*Work to do:* Write out all the lines again, precisely as they stand, but without the images.

*Given material:*

■ ■ ■

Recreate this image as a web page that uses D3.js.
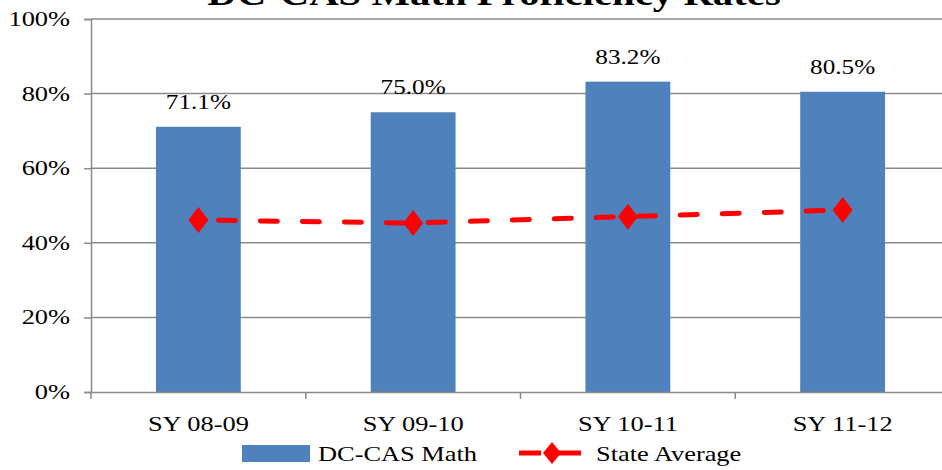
<!DOCTYPE html>
<html>
<head>
<meta charset="utf-8">
<script src="https://cdn.jsdelivr.net/npm/d3@7"></script>
<style>
  html, body { margin: 0; padding: 0; background: #fff; }
  svg { display: block; }
</style>
</head>
<body>
<svg id="chart" width="942" height="470"></svg>
<script>
// School years shown on the x axis
const categories = ["SY 08-09", "SY 09-10", "SY 10-11", "SY 11-12"];
// DC-CAS math proficiency (percent)
const mathRates = [71.1, 75.0, 83.2, 80.5];
// State average proficiency (percent)
const stateAverage = [46.1, 45.3, 47.0, 48.8];
// Y axis ticks
const yTicks = [0, 20, 40, 60, 80, 100];

const title = "DC-CAS Math Proficiency Rates";
const seriesNames = ["DC-CAS Math", "State Average"];

const W = 942, H = 470;
const margin = { left: 91, top: 19, right: -8, bottom: 78 };
const stretch = 1.2; // text is set slightly wide
const FONT = "'Liberation Serif', 'Times New Roman', 'DejaVu Serif', serif";

const svg = d3.select("#chart");

const x = d3.scaleBand()
  .domain(categories)
  .range([margin.left, W - margin.right])
  .paddingInner(0.605)
  .paddingOuter(0.3025);

const xOuter = d3.scaleBand()
  .domain(categories)
  .range([margin.left, W - margin.right]);

const y = d3.scaleLinear()
  .domain([0, 100])
  .range([H - margin.bottom, margin.top]);

function wideText(sel, px, py, str, anchor, size, weight) {
  const g = sel.append("g").attr("transform", `translate(${px},${py})`);
  g.append("text")
    .attr("transform", `scale(${stretch},1)`)
    .attr("text-anchor", anchor)
    .attr("font-family", FONT)
    .attr("font-size", size)
    .attr("font-weight", weight || "normal")
    .attr("fill", "#000")
    .text(str);
  return g;
}

// Horizontal gridlines
svg.append("g")
  .selectAll("line")
  .data(yTicks.filter(d => d > 0))
  .join("line")
  .attr("x1", margin.left)
  .attr("x2", W - margin.right)
  .attr("y1", d => y(d))
  .attr("y2", d => y(d))
  .attr("stroke", "#8a8a8a")
  .attr("stroke-width", 1.5);

// Bars
svg.append("g")
  .selectAll("rect")
  .data(mathRates)
  .join("rect")
  .attr("x", (d, i) => x(categories[i]))
  .attr("width", x.bandwidth())
  .attr("y", d => y(d))
  .attr("height", d => y(0) - y(d))
  .attr("fill", "#4f81bd");

// Axes
const yAxis = d3.axisLeft(y).tickValues(yTicks).tickSize(7).tickFormat("");
const gy = svg.append("g").attr("transform", `translate(${margin.left},0)`).call(yAxis);
gy.select(".domain").attr("stroke", "#8a8a8a").attr("stroke-width", 1.5);
gy.selectAll(".tick line").attr("stroke", "#8a8a8a").attr("stroke-width", 1.5);

const xAxis = d3.axisBottom(xOuter).tickSize(0).tickFormat("");
const gx = svg.append("g").attr("transform", `translate(0,${y(0)})`).call(xAxis);
gx.select(".domain").attr("stroke", "#8a8a8a").attr("stroke-width", 1.5);

// Category boundary ticks under the x axis
svg.append("g")
  .selectAll("line")
  .data(categories)
  .join("line")
  .attr("x1", d => xOuter(d))
  .attr("x2", d => xOuter(d))
  .attr("y1", y(0))
  .attr("y2", y(0) + 7)
  .attr("stroke", "#8a8a8a")
  .attr("stroke-width", 1.5);

// Y tick labels
yTicks.forEach(t => wideText(svg, 70, y(t) + 7, t + "%", "end", 22));

// X labels
categories.forEach(c => wideText(svg, xOuter(c) + xOuter.bandwidth() / 2, 431, c, "middle", 22));

// Value labels above bars
mathRates.forEach((v, i) =>
  wideText(svg, x(categories[i]) + x.bandwidth() / 2, y(v) - 18, v.toFixed(1) + "%", "middle", 21));

// State average line
const cx = c => xOuter(c) + xOuter.bandwidth() / 2;
const line = d3.line()
  .x((d, i) => cx(categories[i]))
  .y(d => y(d));

svg.append("path")
  .datum(stateAverage)
  .attr("d", line)
  .attr("fill", "none")
  .attr("stroke", "#ff0000")
  .attr("stroke-width", 5)
  .attr("stroke-linecap", "round")
  .attr("stroke-dasharray", "17,25")
  .attr("stroke-dashoffset", -20);

const diamond = (hw, hh) => `M0,${-hh}L${hw},0L0,${hh}L${-hw},0Z`;
svg.append("g")
  .selectAll("path")
  .data(stateAverage)
  .join("path")
  .attr("transform", (d, i) => `translate(${cx(categories[i])},${y(d)})`)
  .attr("d", diamond(10, 13))
  .attr("fill", "#ff0000");

// Title (runs off the top edge)
wideText(svg, 494, 5, title, "middle", 34, "bold");

// Legend
const lg = svg.append("g");
lg.append("rect")
  .attr("x", 242).attr("y", 445)
  .attr("width", 68).attr("height", 17)
  .attr("fill", "#4f81bd");
wideText(lg, 318, 461, seriesNames[0], "start", 22);

lg.append("line")
  .attr("x1", 519).attr("x2", 581)
  .attr("y1", 453).attr("y2", 453)
  .attr("stroke", "#ff0000")
  .attr("stroke-width", 5)
  .attr("stroke-dasharray", "22,10,30");
lg.append("path")
  .attr("transform", "translate(552,453)")
  .attr("d", diamond(9, 11))
  .attr("fill", "#ff0000");
wideText(lg, 596, 461, seriesNames[1], "start", 22);
</script>
</body>
</html>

■ ■ ■

*Finished answer:*
Recreate this image as a web page that uses D3.js.
<!DOCTYPE html>
<html>
<head>
<meta charset="utf-8">
<script src="https://cdn.jsdelivr.net/npm/d3@7"></script>
<style>
  html, body { margin: 0; padding: 0; background: #fff; }
  svg { display: block; }
</style>
</head>
<body>
<svg id="chart" width="942" height="470"></svg>
<script>
// School years shown on the x axis
const categories = ["SY 08-09", "SY 09-10", "SY 10-11", "SY 11-12"];
// DC-CAS math proficiency (percent)
const mathRates = [71.1, 75.0, 83.2, 80.5];
// State average proficiency (percent)
const stateAverage = [46.1, 45.3, 47.0, 48.8];
// Y axis ticks
const yTicks = [0, 20, 40, 60, 80, 100];

const title = "DC-CAS Math Proficiency Rates";
const seriesNames = ["DC-CAS Math", "State Average"];

const W = 942, H = 470;
const margin = { left: 91, top: 19, right: -8, bottom: 78 };
const stretch = 1.2; // text is set slightly wide
const FONT = "'Liberation Serif', 'Times New Roman', 'DejaVu Serif', serif";

const svg = d3.select("#chart");

const x = d3.scaleBand()
  .domain(categories)
  .range([margin.left, W - margin.right])
  .paddingInner(0.605)
  .paddingOuter(0.3025);

const xOuter = d3.scaleBand()
  .domain(categories)
  .range([margin.left, W - margin.right]);

const y = d3.scaleLinear()
  .domain([0, 100])
  .range([H - margin.bottom, margin.top]);

function wideText(sel, px, py, str, anchor, size, weight) {
  const g = sel.append("g").attr("transform", `translate(${px},${py})`);
  g.append("text")
    .attr("transform", `scale(${stretch},1)`)
    .attr("text-anchor", anchor)
    .attr("font-family", FONT)
    .attr("font-size", size)
    .attr("font-weight", weight || "normal")
    .attr("fill", "#000")
    .text(str);
  return g;
}

// Horizontal gridlines
svg.append("g")
  .selectAll("line")
  .data(yTicks.filter(d => d > 0))
  .join("line")
  .attr("x1", margin.left)
  .attr("x2", W - margin.right)
  .attr("y1", d => y(d))
  .attr("y2", d => y(d))
  .attr("stroke", "#8a8a8a")
  .attr("stroke-width", 1.5);

// Bars
svg.append("g")
  .selectAll("rect")
  .data(mathRates)
  .join("rect")
  .attr("x", (d, i) => x(categories[i]))
  .attr("width", x.bandwidth())
  .attr("y", d => y(d))
  .attr("height", d => y(0) - y(d))
  .attr("fill", "#4f81bd");

// Axes
const yAxis = d3.axisLeft(y).tickValues(yTicks).tickSize(7).tickFormat("");
const gy = svg.append("g").attr("transform", `translate(${margin.left},0)`).call(yAxis);
gy.select(".domain").attr("stroke", "#8a8a8a").attr("stroke-width", 1.5);
gy.selectAll(".tick line").attr("stroke", "#8a8a8a").attr("stroke-width", 1.5);

const xAxis = d3.axisBottom(xOuter).tickSize(0).tickFormat("");
const gx = svg.append("g").attr("transform", `translate(0,${y(0)})`).call(xAxis);
gx.select(".domain").attr("stroke", "#8a8a8a").attr("stroke-width", 1.5);

// Category boundary ticks under the x axis
svg.append("g")
  .selectAll("line")
  .data(categories)
  .join("line")
  .attr("x1", d => xOuter(d))
  .attr("x2", d => xOuter(d))
  .attr("y1", y(0))
  .attr("y2", y(0) + 7)
  .attr("stroke", "#8a8a8a")
  .attr("stroke-width", 1.5);

// Y tick labels
yTicks.forEach(t => wideText(svg, 70, y(t) + 7, t + "%", "end", 22));

// X labels
categories.forEach(c => wideText(svg, xOuter(c) + xOuter.bandwidth() / 2, 431, c, "middle", 22));

// Value labels above bars
mathRates.forEach((v, i) =>
  wideText(svg, x(categories[i]) + x.bandwidth() / 2, y(v) - 18, v.toFixed(1) + "%", "middle", 21));

// State average line
const cx = c => xOuter(c) + xOuter.bandwidth() / 2;
const line = d3.line()
  .x((d, i) => cx(categories[i]))
  .y(d => y(d));

svg.append("path")
  .datum(stateAverage)
  .attr("d", line)
  .attr("fill", "none")
  .attr("stroke", "#ff0000")
  .attr("stroke-width", 5)
  .attr("stroke-linecap", "round")
  .attr("stroke-dasharray", "17,25")
  .attr("stroke-dashoffset", -20);

const diamond = (hw, hh) => `M0,${-hh}L${hw},0L0,${hh}L${-hw},0Z`;
svg.append("g")
  .selectAll("path")
  .data(stateAverage)
  .join("path")
  .attr("transform", (d, i) => `translate(${cx(categories[i])},${y(d)})`)
  .attr("d", diamond(10, 13))
  .attr("fill", "#ff0000");

// Title (runs off the top edge)
wideText(svg, 494, 5, title, "middle", 34, "bold");

// Legend
const lg = svg.append("g");
lg.append("rect")
  .attr("x", 242).attr("y", 445)
  .attr("width", 68).attr("height", 17)
  .attr("fill", "#4f81bd");
wideText(lg, 318, 461, seriesNames[0], "start", 22);

lg.append("line")
  .attr("x1", 519).attr("x2", 581)
  .attr("y1", 453).attr("y2", 453)
  .attr("stroke", "#ff0000")
  .attr("stroke-width", 5)
  .attr("stroke-dasharray", "22,10,30");
lg.append("path")
  .attr("transform", "translate(552,453)")
  .attr("d", diamond(9, 11))
  .attr("fill", "#ff0000");
wideText(lg, 596, 461, seriesNames[1], "start", 22);
</script>
</body>
</html>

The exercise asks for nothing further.